IN TRADITIONAL JAPANESE aesthetics, wabi-sabi beauty accepts transience and imperfection. Often described as beauty that is "imperfect, impermanent, and incomplete," wabi-sabi gracefully embraces ugliness, corrosion, and contamination. Rather than pursuing conventional beauty, purity, and perfection, it underscores the primordial forces of yin and yang governing the universe. Wabi-sabi teaches us to fearlessly embrace complementary opposites: No life without death, no order without chaos, no beauty without ugliness.
Discovering wabi-sabi has been transformative. Previously rust repelled me. Now I'm awaken to its metaphysical beauty.
The colorful effect of rust oxidation underscores both life and death. We need oxygen to live, but the colorless gas is also a major force behind aging, cancer, and corrosion. While provoking a bittersweet nostalgia of bygone years, rust forces us to contemplate our mortality. It also evokes an existential loneliness and tender sadness.
Yin & Yang
As I walked through the deafening silence of rusty dusty scrap metal in a junkyard, I realized that rust not only underscores ephemeral life, but abandoned wrecked cars symbolize epitaphs of broken journeys.

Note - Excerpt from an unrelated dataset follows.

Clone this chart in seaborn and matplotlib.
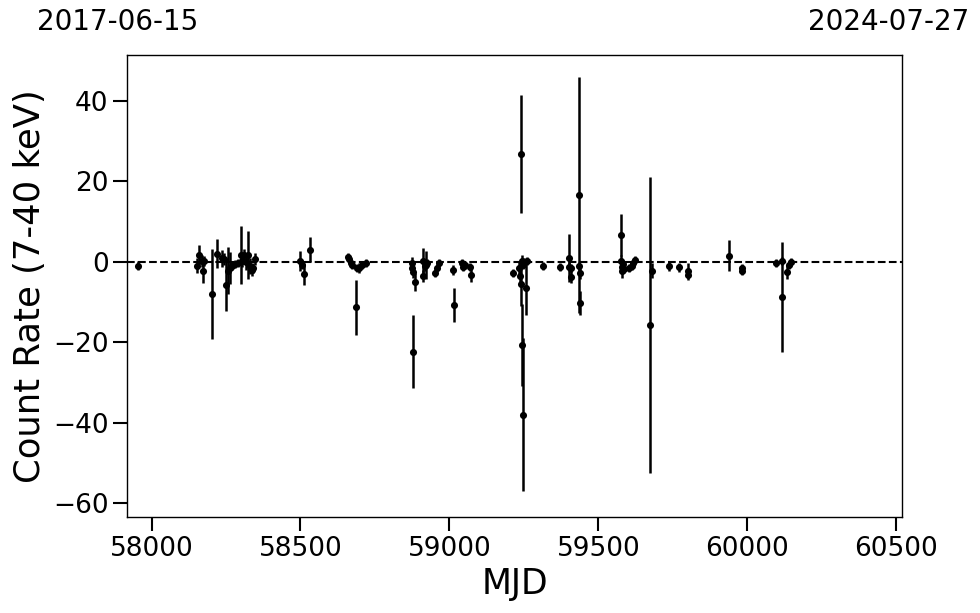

The importance of cars cannot be denied. Brand-new, they shine immaculately in showrooms as means of self-expression, objects of desire, even status symbol. The life of cars intertwine with ours: from road trips to doctor's visits, from honeymoons to funerals. Over time they become rusty scrap metal. Covered in dust, surrounded by weeds, and frozen in time, they languish in oblivion. Out of sight, out of mind.